Flexible packaging maker Bemis Co. Inc., expressing concern about its process to commercialize products, is bringing in outside help.
The Neenah, Wis.-based company, on a recent conference call to discuss third quarter earnings, said the time needed to push a new product through the development pipeline is too long.
“I get the fact that customers sometimes are slow in ramping up new business, but when we have inefficiency in our system, that's just not OK,” CEO William Austen said.
“We have brought in an outside firm to review this process end-to-end during the fourth quarter. The commercialization delays in our U.S. business this quarter that were caused due to our internal processes being slow and cumbersome are unacceptable,” he said.
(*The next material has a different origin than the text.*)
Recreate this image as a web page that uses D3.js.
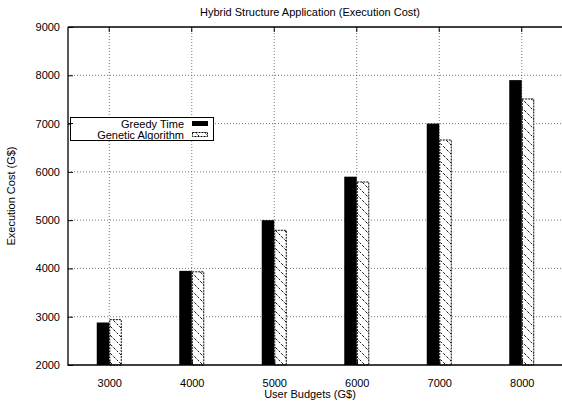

Austen said the review will hit on “all the touch points, all the weak links in the process, all the ways we can remove obstacles.”
The CEO said the company has “way to many handoffs and way too many touches in the process of taking the customer order, getting it through graphics, getting it scheduled, getting it into a plant, running a truck.
“That's what we're understanding, and now we're bringing in the consultant to help us streamline that,” he said about the bottlenecks.
Chief Financial Officer Michael Clauer said Bemis is going to “surgically evaluate our process and look for all the ways we can improve this process and take time out of it.”
Unit volumes were flat in the quarter vs. last year, the CFO said. “Clearly a miss as we had planned for volumes to be stronger in the second half of the year.”
Despite the internal production issues, the CFO said the company delivered “several positives” in the quarter and sees work at the company in a long-term view.
“We are changing the culture of Bemis to think and act differently. That takes time. I will continue to be impatient with our progress, but I have no doubt we will get there. Frankly, it's why I came to Bemis. To win,” Clauer said.
During the second quarter, Bemis had profit of $68.6 million, or 72 cents per diluted share, on sales of $1.027 billion. That compares with profit of $62.5 million, or 64 cents per diluted share, on sales of $1.018 billion during last year's third quarter.
Sales in the company's U.S. packaging segment were $657.6 million, a 4.7-percent decrease from a year before. Volumes were similar to last year, but the decrease was due to what products were sold and a pass-through of lower raw material costs.
Global packaging sales were $369.6 million, a 12.6-percent increase from last year's third quarter.